## Begin

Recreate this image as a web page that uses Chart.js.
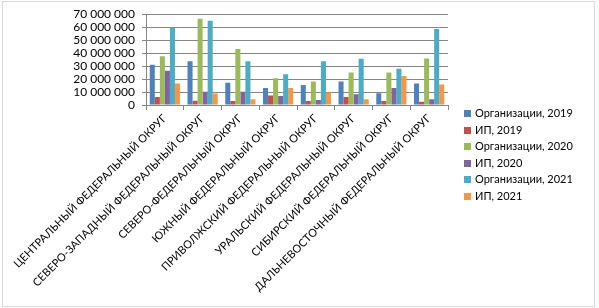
<!DOCTYPE html>
<html>
<head>
<meta charset="utf-8">
<script src="https://cdn.jsdelivr.net/npm/chart.js@4/dist/chart.umd.min.js"></script>
<style>
  html, body { margin: 0; padding: 0; background: #fff; }
  #wrap { position: relative; width: 599px; height: 308px; }
  #frame { position: absolute; left: 2px; top: 1px; width: 591px; height: 304px; border: 1px solid #d9d9d9; }
  #chart { position: absolute; left: 0; top: 0; }
  #legend { position: absolute; left: 464px; top: 106px; font: 11px Lato, sans-serif; color: #000; }
  #legend div { height: 16.6px; line-height: 13px; white-space: nowrap; }
  #legend span { display: inline-block; width: 7px; height: 7px; margin-right: 4px; vertical-align: 0px; }
</style>
</head>
<body>
<div id="wrap">
  <div id="frame"></div>
  <canvas id="chart" width="599" height="308"></canvas>
  <div id="legend"></div>
</div>
<script>
// ==================== DATA ====================
const districts = [
    'ЦЕНТРАЛЬНЫЙ ФЕДЕРАЛЬНЫЙ ОКРУГ',
    'СЕВЕРО-ЗАПАДНЫЙ ФЕДЕРАЛЬНЫЙ ОКРУГ',
    'СЕВЕРО-ФЕДЕРАЛЬНЫЙ ОКРУГ',
    'ЮЖНЫЙ ФЕДЕРАЛЬНЫЙ ОКРУГ',
    'ПРИВОЛЖСКИЙ ФЕДЕРАЛЬНЫЙ ОКРУГ',
    'УРАЛЬСКИЙ ФЕДЕРАЛЬНЫЙ ОКРУГ',
    'СИБИРСКИЙ ФЕДЕРАЛЬНЫЙ ОКРУГ',
    'ДАЛЬНЕВОСТОЧНЫЙ ФЕДЕРАЛЬНЫЙ ОКРУГ'
];

const org2019 = [31000000, 33800000, 17100000, 13100000, 15400000, 18100000, 9000000, 16600000];
const ip2019  = [6100000, 3300000, 3100000, 7400000, 3100000, 6100000, 3100000, 2600000];
const org2020 = [37600000, 66400000, 43100000, 20700000, 18100000, 25000000, 25000000, 35900000];
const ip2020  = [26400000, 10200000, 10200000, 6900000, 3800000, 8300000, 13100000, 4500000];
const org2021 = [59500000, 65000000, 33800000, 23800000, 33800000, 35700000, 27900000, 58600000];
const ip2021  = [16600000, 8800000, 4500000, 13100000, 9700000, 4500000, 22400000, 15900000];

const seriesNames = ['Организации, 2019', 'ИП, 2019', 'Организации, 2020', 'ИП, 2020', 'Организации, 2021', 'ИП, 2021'];
const seriesColors = ['#4F81BD', '#C0504D', '#9BBB59', '#8064A2', '#4BACC6', '#F79646'];
const yTicks = [0, 10000000, 20000000, 30000000, 40000000, 50000000, 60000000, 70000000];

// "70 000 000" style
function fmt(v) {
    return String(Math.round(v)).replace(/\B(?=(\d{3})+(?!\d))/g, ' ');
}

const FONT = 'Lato';
const allSeries = [org2019, ip2019, org2020, ip2020, org2021, ip2021];

// HTML legend on the right
const legendEl = document.getElementById('legend');
seriesNames.forEach((name, i) => {
    const row = document.createElement('div');
    const box = document.createElement('span');
    box.style.background = seriesColors[i];
    row.appendChild(box);
    row.appendChild(document.createTextNode(name));
    legendEl.appendChild(row);
});

new Chart(document.getElementById('chart'), {
    type: 'bar',
    data: {
        labels: districts,
        datasets: allSeries.map((data, i) => ({
            label: seriesNames[i],
            data: data,
            backgroundColor: seriesColors[i],
            borderWidth: 0,
            categoryPercentage: 0.8,
            barPercentage: 1.0
        }))
    },
    options: {
        responsive: false,
        animation: false,
        layout: { padding: { top: -5, right: 151, bottom: 0, left: 4 } },
        plugins: {
            tooltip: { enabled: false },
            legend: { display: false }
        },
        scales: {
            x: {
                afterFit: (axis) => { axis.height = 203; },
                grid: { display: true, drawOnChartArea: false, drawTicks: true, tickLength: 5, color: '#868686' },
                border: { display: true, color: '#868686' },
                ticks: {
                    autoSkip: false,
                    minRotation: 45,
                    maxRotation: 45,
                    padding: 2,
                    color: '#000',
                    font: { family: FONT, size: 11 }
                }
            },
            y: {
                min: 0,
                max: 70000000,
                afterFit: (axis) => { axis.width = 142; },
                afterBuildTicks: (axis) => { axis.ticks = yTicks.map(v => ({ value: v })); },
                grid: { color: '#868686', tickLength: 4 },
                border: { display: true, color: '#868686' },
                ticks: {
                    autoSkip: false,
                    padding: 7,
                    color: '#000',
                    font: { family: FONT, size: 12 },
                    callback: (v) => fmt(v)
                }
            }
        }
    }
});
</script>
</body>
</html>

## End

DO THIS:
Give back the whole listing as it stands, minus its pictures.

RIGHT ANSWER:
Recreate this image as a web page that uses Chart.js.
<!DOCTYPE html>
<html>
<head>
<meta charset="utf-8">
<script src="https://cdn.jsdelivr.net/npm/chart.js@4/dist/chart.umd.min.js"></script>
<style>
  html, body { margin: 0; padding: 0; background: #fff; }
  #wrap { position: relative; width: 599px; height: 308px; }
  #frame { position: absolute; left: 2px; top: 1px; width: 591px; height: 304px; border: 1px solid #d9d9d9; }
  #chart { position: absolute; left: 0; top: 0; }
  #legend { position: absolute; left: 464px; top: 106px; font: 11px Lato, sans-serif; color: #000; }
  #legend div { height: 16.6px; line-height: 13px; white-space: nowrap; }
  #legend span { display: inline-block; width: 7px; height: 7px; margin-right: 4px; vertical-align: 0px; }
</style>
</head>
<body>
<div id="wrap">
  <div id="frame"></div>
  <canvas id="chart" width="599" height="308"></canvas>
  <div id="legend"></div>
</div>
<script>
// ==================== DATA ====================
const districts = [
    'ЦЕНТРАЛЬНЫЙ ФЕДЕРАЛЬНЫЙ ОКРУГ',
    'СЕВЕРО-ЗАПАДНЫЙ ФЕДЕРАЛЬНЫЙ ОКРУГ',
    'СЕВЕРО-ФЕДЕРАЛЬНЫЙ ОКРУГ',
    'ЮЖНЫЙ ФЕДЕРАЛЬНЫЙ ОКРУГ',
    'ПРИВОЛЖСКИЙ ФЕДЕРАЛЬНЫЙ ОКРУГ',
    'УРАЛЬСКИЙ ФЕДЕРАЛЬНЫЙ ОКРУГ',
    'СИБИРСКИЙ ФЕДЕРАЛЬНЫЙ ОКРУГ',
    'ДАЛЬНЕВОСТОЧНЫЙ ФЕДЕРАЛЬНЫЙ ОКРУГ'
];

const org2019 = [31000000, 33800000, 17100000, 13100000, 15400000, 18100000, 9000000, 16600000];
const ip2019  = [6100000, 3300000, 3100000, 7400000, 3100000, 6100000, 3100000, 2600000];
const org2020 = [37600000, 66400000, 43100000, 20700000, 18100000, 25000000, 25000000, 35900000];
const ip2020  = [26400000, 10200000, 10200000, 6900000, 3800000, 8300000, 13100000, 4500000];
const org2021 = [59500000, 65000000, 33800000, 23800000, 33800000, 35700000, 27900000, 58600000];
const ip2021  = [16600000, 8800000, 4500000, 13100000, 9700000, 4500000, 22400000, 15900000];

const seriesNames = ['Организации, 2019', 'ИП, 2019', 'Организации, 2020', 'ИП, 2020', 'Организации, 2021', 'ИП, 2021'];
const seriesColors = ['#4F81BD', '#C0504D', '#9BBB59', '#8064A2', '#4BACC6', '#F79646'];
const yTicks = [0, 10000000, 20000000, 30000000, 40000000, 50000000, 60000000, 70000000];

// "70 000 000" style
function fmt(v) {
    return String(Math.round(v)).replace(/\B(?=(\d{3})+(?!\d))/g, ' ');
}

const FONT = 'Lato';
const allSeries = [org2019, ip2019, org2020, ip2020, org2021, ip2021];

// HTML legend on the right
const legendEl = document.getElementById('legend');
seriesNames.forEach((name, i) => {
    const row = document.createElement('div');
    const box = document.createElement('span');
    box.style.background = seriesColors[i];
    row.appendChild(box);
    row.appendChild(document.createTextNode(name));
    legendEl.appendChild(row);
});

new Chart(document.getElementById('chart'), {
    type: 'bar',
    data: {
        labels: districts,
        datasets: allSeries.map((data, i) => ({
            label: seriesNames[i],
            data: data,
            backgroundColor: seriesColors[i],
            borderWidth: 0,
            categoryPercentage: 0.8,
            barPercentage: 1.0
        }))
    },
    options: {
        responsive: false,
        animation: false,
        layout: { padding: { top: -5, right: 151, bottom: 0, left: 4 } },
        plugins: {
            tooltip: { enabled: false },
            legend: { display: false }
        },
        scales: {
            x: {
                afterFit: (axis) => { axis.height = 203; },
                grid: { display: true, drawOnChartArea: false, drawTicks: true, tickLength: 5, color: '#868686' },
                border: { display: true, color: '#868686' },
                ticks: {
                    autoSkip: false,
                    minRotation: 45,
                    maxRotation: 45,
                    padding: 2,
                    color: '#000',
                    font: { family: FONT, size: 11 }
                }
            },
            y: {
                min: 0,
                max: 70000000,
                afterFit: (axis) => { axis.width = 142; },
                afterBuildTicks: (axis) => { axis.ticks = yTicks.map(v => ({ value: v })); },
                grid: { color: '#868686', tickLength: 4 },
                border: { display: true, color: '#868686' },
                ticks: {
                    autoSkip: false,
                    padding: 7,
                    color: '#000',
                    font: { family: FONT, size: 12 },
                    callback: (v) => fmt(v)
                }
            }
        }
    }
});
</script>
</body>
</html>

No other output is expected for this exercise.